Riverside County, California, Counts 12,563 Late Votes.

Riverside County, California elections officials counted the disputed 12,563 late mail ballots on Friday night, and apparently those votes have already changed at least one outcome from the June 8, 2010 primary.  Before those votes had been counted, Juan Vargas was leading Mary Salas for the Democratic nomination, 40th State Senate district, by only 12 votes.  But according to this story, Salas now leads Vargas, although the story does not tell the new vote totals.  UPDATE:  the earlier story was incorrect.  Vargas defeated Salas by 22 votes.  See this corrected story.


Comments

Riverside County, California, Counts 12,563 Late Votes. — 4 Comments

  1. Makes sense that the newspapers, with the exception of Rostra, have declared Salas the incorrect victor of the election in subsequent months. It seems that the papers and the Riverside Registrar of Voters make a good match in the greater Southern Cal area.

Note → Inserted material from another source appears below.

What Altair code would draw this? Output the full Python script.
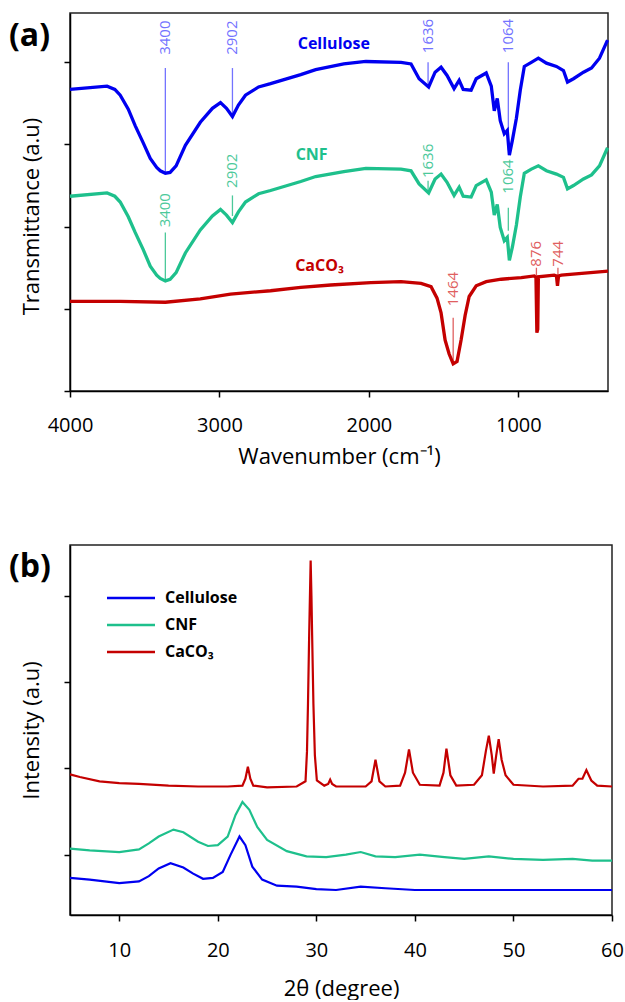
import altair as alt
import pandas as pd

# ---------------- (a) FTIR data ----------------
series_names = ["Cellulose", "CNF", "CaCO₃"]

wn_cel = [4000, 3752, 3700, 3664, 3610, 3564, 3510, 3463, 3420, 3396, 3362, 3330, 3290, 3228, 3128, 3047,
          2993, 2953, 2913, 2873, 2826, 2738, 2658, 2456, 2356, 2168, 2020, 1785, 1718, 1664, 1600, 1557,
          1517, 1477, 1430, 1396, 1369, 1316, 1282, 1215, 1181, 1161, 1141, 1121, 1094, 1074, 1060, 1040,
          1013, 987, 960, 913, 866, 812, 745, 698, 671, 631, 564, 510, 457, 403]
tr_cel = [3.67, 3.71, 3.67, 3.60, 3.43, 3.23, 3.02, 2.83, 2.72, 2.68, 2.65, 2.66, 2.74, 2.99, 3.27, 3.44,
          3.51, 3.44, 3.34, 3.48, 3.60, 3.70, 3.74, 3.85, 3.91, 3.98, 4.01, 4.00, 3.98, 3.80, 3.70, 3.88,
          3.94, 3.84, 3.68, 3.78, 3.67, 3.66, 3.80, 3.87, 3.71, 3.41, 3.56, 3.29, 3.13, 3.17, 2.87, 3.05,
          3.32, 3.66, 3.95, 4.00, 4.05, 3.99, 3.95, 3.90, 3.76, 3.80, 3.88, 3.93, 4.05, 4.27]

wn_cnf = wn_cel
tr_cnf = [2.37, 2.41, 2.37, 2.30, 2.12, 1.93, 1.72, 1.52, 1.41, 1.37, 1.34, 1.36, 1.44, 1.68, 1.96, 2.13,
          2.21, 2.14, 2.05, 2.18, 2.30, 2.40, 2.44, 2.55, 2.61, 2.67, 2.71, 2.70, 2.68, 2.52, 2.41, 2.58,
          2.64, 2.54, 2.38, 2.48, 2.37, 2.36, 2.50, 2.57, 2.42, 2.14, 2.27, 1.99, 1.83, 1.87, 1.59, 1.75,
          2.02, 2.36, 2.65, 2.70, 2.74, 2.68, 2.64, 2.60, 2.46, 2.50, 2.58, 2.63, 2.74, 2.96]

wn_ca = [4000, 3664, 3362, 3128, 2926, 2658, 2456, 2255, 1987, 1785, 1651, 1584, 1544, 1517, 1490, 1463,
         1436, 1410, 1383, 1356, 1329, 1282, 1215, 1114, 980, 893, 882, 876, 870, 866, 760, 745, 738, 731,
         712, 400]
tr_ca = [1.09, 1.09, 1.08, 1.12, 1.18, 1.22, 1.26, 1.29, 1.32, 1.33, 1.31, 1.27, 1.13, 0.95, 0.62, 0.45,
         0.33, 0.36, 0.62, 0.92, 1.15, 1.28, 1.33, 1.36, 1.38, 1.40, 1.38, 0.71, 0.75, 1.39, 1.41, 1.40,
         1.28, 1.40, 1.41, 1.46]

# curve name labels
name_x = [2235, 2383, 2330]
name_y = [4.22, 2.87, 1.52]

# peak annotations
ann_text = ["3400", "2902", "1636", "1064", "3400", "2902", "1636", "1064", "1464", "876", "744"]
ann_series = ["Cellulose"] * 4 + ["CNF"] * 4 + ["CaCO₃"] * 3
ann_x = [3362, 2913, 1604, 1067, 3362, 2913, 1604, 1067, 1436, 879, 735]
ann_ty = [4.30, 4.30, 4.32, 4.32, 2.20, 2.68, 2.80, 2.61, 1.24, 1.67, 1.67]
ann_y1 = [3.93, 3.93, 4.00, 4.00, 1.93, 2.38, 2.56, 2.23, 0.89, 1.50, 1.50]
ann_y2 = [2.65, 3.34, 3.72, 2.93, 1.34, 2.13, 2.44, 1.95, 0.34, 1.40, 1.40]

# ---------------- (b) XRD data ----------------
th_cel = [5, 7, 10, 12, 13, 14, 15.2, 16.5, 17.5, 18.5, 19.5, 20.5, 21.3, 22.2, 22.8, 23.5, 24.5, 26, 28,
          30, 32, 34.5, 37, 40, 45, 50, 55, 60]
in_cel = [-0.27, -0.29, -0.33, -0.31, -0.25, -0.16, -0.10, -0.15, -0.22, -0.28, -0.27, -0.20, 0.00, 0.21,
          0.11, -0.14, -0.29, -0.36, -0.37, -0.40, -0.41, -0.37, -0.39, -0.41, -0.41, -0.41, -0.41, -0.41]

th_cnf = [5, 7, 10, 12, 13, 14, 15.5, 16.5, 18, 19, 20, 21, 21.8, 22.5, 23.2, 24, 25, 27, 29, 31, 33, 34.5,
          36, 38, 40.5, 43, 45, 47.5, 50, 53, 56, 58, 60]
in_cnf = [0.07, 0.05, 0.03, 0.06, 0.13, 0.21, 0.29, 0.26, 0.15, 0.10, 0.11, 0.21, 0.46, 0.61, 0.52, 0.32,
          0.17, 0.04, -0.02, -0.03, 0.00, 0.03, -0.02, -0.03, 0.00, -0.03, -0.05, -0.02, -0.05, -0.06,
          -0.05, -0.07, -0.07]

th_ca = [5, 6, 8, 10, 12, 15, 18, 21, 22.5, 22.8, 23.05, 23.3, 23.6, 25, 28, 28.9, 29.05, 29.15, 29.27,
         29.42, 29.5, 29.57, 29.7, 29.85, 30.05, 30.8, 31.2, 31.4, 31.6, 32, 35, 35.6, 36.0, 36.4, 37, 38.5,
         39.0, 39.4, 39.8, 40.5, 42.5, 42.9, 43.2, 43.6, 44.2, 46, 46.8, 47.2, 47.5, 47.8, 48.0, 48.25, 48.5,
         48.8, 49.2, 50, 53, 56, 56.6, 57.0, 57.4, 57.9, 58.5, 60]
in_ca = [0.93, 0.90, 0.85, 0.83, 0.82, 0.80, 0.79, 0.79, 0.80, 0.88, 1.02, 0.88, 0.80, 0.78, 0.79, 0.85,
         1.20, 1.75, 2.55, 3.41, 3.00, 2.55, 1.75, 1.15, 0.86, 0.80, 0.82, 0.87, 0.82, 0.79, 0.79, 0.85,
         1.10, 0.85, 0.79, 0.80, 0.95, 1.22, 0.95, 0.81, 0.80, 0.95, 1.23, 0.92, 0.80, 0.81, 0.92, 1.20,
         1.38, 1.15, 0.94, 1.15, 1.34, 1.10, 0.92, 0.81, 0.79, 0.80, 0.88, 0.88, 0.98, 0.86, 0.80, 0.79]

# ---------------- styles ----------------
line_colors = ["#0000f0", "#1ec08c", "#c40000"]
light_colors = ["#7373ff", "#4cc99a", "#e06060"]
FONT = "Open Sans"


def frame(name, xs, ys, xn, yn):
    return pd.DataFrame({xn: xs, yn: ys, "series": name})


ftir = pd.concat([frame(series_names[0], wn_cel, tr_cel, "wn", "tr"),
                  frame(series_names[1], wn_cnf, tr_cnf, "wn", "tr"),
                  frame(series_names[2], wn_ca, tr_ca, "wn", "tr")], ignore_index=True)
names_df = pd.DataFrame({"series": series_names, "wn": name_x, "tr": name_y})
ann_df = pd.DataFrame({"label": ann_text, "grp": ann_series, "wn": ann_x, "ty": ann_ty,
                       "y1": ann_y1, "y2": ann_y2})
xrd = pd.concat([frame(series_names[0], th_cel, in_cel, "th", "inten"),
                 frame(series_names[1], th_cnf, in_cnf, "th", "inten"),
                 frame(series_names[2], th_ca, in_ca, "th", "inten")], ignore_index=True)

# ---------------- panel (a) ----------------
xa = alt.X("wn:Q", scale=alt.Scale(domain=[400, 4000], reverse=True, nice=False, zero=False),
           axis=alt.Axis(values=[4000, 3000, 2000, 1000], format="d", title="Wavenumber (cm⁻¹)",
                         labelPadding=18, titlePadding=11, labelFlush=False))
ya = alt.Y("tr:Q", scale=alt.Scale(domain=[0, 4.6], nice=False, zero=False),
           axis=alt.Axis(values=[0, 1, 2, 3, 4], labels=False, title="Transmittance (a.u)", titlePadding=20,
                         titleY=203))
col_a = alt.Color("series:N", scale=alt.Scale(domain=series_names, range=line_colors), legend=None)
col_ann = alt.Color("grp:N", scale=alt.Scale(domain=series_names, range=light_colors), legend=None)

lines_a = alt.Chart(ftir).mark_line(strokeWidth=3.3).encode(x=xa, y=ya, color=col_a)
names_a = alt.Chart(names_df).mark_text(font=FONT, fontSize=16, fontWeight="bold").encode(
    x="wn:Q", y="tr:Q", text="series:N", color=col_a)
rules_a = alt.Chart(ann_df).mark_rule(strokeWidth=1.3).encode(
    x="wn:Q", y="y1:Q", y2="y2:Q", color=col_ann)
texts_a = alt.Chart(ann_df).mark_text(font=FONT, fontSize=15, angle=270, align="center",
                                      baseline="middle").encode(
    x="wn:Q", y="ty:Q", text="label:N", color=col_ann)
tag_a = alt.Chart(pd.DataFrame({"t": ["(a)"]})).mark_text(
    font=FONT, fontSize=32, fontWeight="bold", align="left", baseline="middle", color="black").encode(
    x=alt.value(-61), y=alt.value(23), text="t:N")

panel_a = alt.layer(rules_a, lines_a, names_a, texts_a, tag_a).resolve_scale(color="independent").properties(
    width=538, height=378)

# ---------------- panel (b) ----------------
xb = alt.X("th:Q", scale=alt.Scale(domain=[5, 60], nice=False, zero=False),
           axis=alt.Axis(values=[10, 20, 30, 40, 50, 60], title="2θ (degree)", labelPadding=19,
                         titlePadding=18, labelFlush=False))
yb = alt.Y("inten:Q", scale=alt.Scale(domain=[-0.70, 3.59], nice=False, zero=False),
           axis=alt.Axis(values=[0, 1, 2, 3], labels=False, title="Intensity (a.u)", titlePadding=20))
col_b = alt.Color("series:N", scale=alt.Scale(domain=series_names, range=line_colors),
                  legend=alt.Legend(orient="none", legendX=53, legendY=45, title=None,
                                    symbolType="M-4,0H4", symbolSize=144, symbolStrokeWidth=2.5,
                                    labelFont=FONT, labelFontSize=16, labelFontWeight="bold",
                                    labelColor="black", labelOffset=26, rowPadding=11))
lines_b = alt.Chart(xrd).mark_line(strokeWidth=2.2).encode(x=xb, y=yb, color=col_b)
tag_b = alt.Chart(pd.DataFrame({"t": ["(b)"]})).mark_text(
    font=FONT, fontSize=32, fontWeight="bold", align="left", baseline="middle", color="black").encode(
    x=alt.value(-61), y=alt.value(22), text="t:N")
panel_b = alt.layer(lines_b, tag_b).properties(width=542, height=370)

chart = alt.vconcat(panel_a, panel_b, spacing=76).resolve_scale(color="independent").properties(
    padding={"left": 8, "top": 12, "right": 0, "bottom": 0}
).configure_view(stroke="#222", strokeWidth=1.5).configure_axis(
    grid=False, domainColor="black", domainWidth=1.5, tickColor="black", tickWidth=1.5, tickSize=6,
    labelFont=FONT, labelFontSize=20, labelColor="black", titleFont=FONT, titleFontSize=22,
    titleFontWeight="normal", titleColor="black"
)

chart.save("out.html", embed_options={"renderer": "svg", "actions": False})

  2. The article is confusing because it is reporting the Riverside County vote. It also has been corrected.

    Before the added votes were counted, Salas led Vargas 3924:3818 in Riverside County. It is now 4057:3962. So the additional votes actually favored Vargas by a 133:144 margin.

    So originally, Salas had 50.7% of the vote in Riverside County, and now she has 50.6%. So the article is correct that Salas has just over 50% of the vote in Riverside Count. It is just that she now has even less just over 50% than on election night.

    While the article said that potentially 890 of the 12,000 missing votes were from the 40th district (presumably based on number of mailed-out ballots). It turns out that only 277 votes were missing, which amounts to 3.5% of the total vote in the Riverside part of the district (0.6% of the total district).

    A curiosity is that Vargas won only in Imperial County, but by enough to “swamp” the result in San Diego and Riverside counties.

    About 2/3 of the vote is from San Diego County, with the remaining split about evenly between the Imperial and Riverside counties. All of Imperial County is included in the district. The San Diego County portion is in the extreme SW corner, including Chula Vista, the San Ysidro portion of San Diego, National City, Imperial Beach and Coronado linked to Imperial County by a strip across the desert along the border. The Riverside County portion is in the Coachella Valley southeast of Palm Springs.

    Salas received 51.2% of the vote in San Diego, and 50.6% in Riverside. But Vargas 55.8% margin in Imperial was enough even though it was only 1/6 of the total vote, and really wasn’t a superlative margin.

    The Democratic primary likely decided the election. In 2006, the Democrat (not running for reelection) had 64% of the vote. Though under a Top 2 Open primary, the Vargas-Salas race would have been for 2nd place to face a Republican.

    The post office mixup is ever curiouser. Riverside County officials went to their local post office in Riverside (city) on election day, and just before poll closing went to a Redlands distribution center (as they had for the past 12 years). Redlands is actually just over the county line in San Bernardino County.

    The USPS “assumed” that the election officials would pick up the ballots in Moreno Valley, and when they failed to show up on election night, they sent them over to the Riverside post office on Wednesday.

  3. #2. Assume only chaos when it comes to ANY change in bureaucratic stuff — especially in elections.

    See Bush v. Gore 2000 — NO definition of a legal vote with the various election systems in Florida — especially the infamous now DEAD punch-card system — once upon a time the latest high tech stuff — existing for about 30 years — now in trash dumps and museums.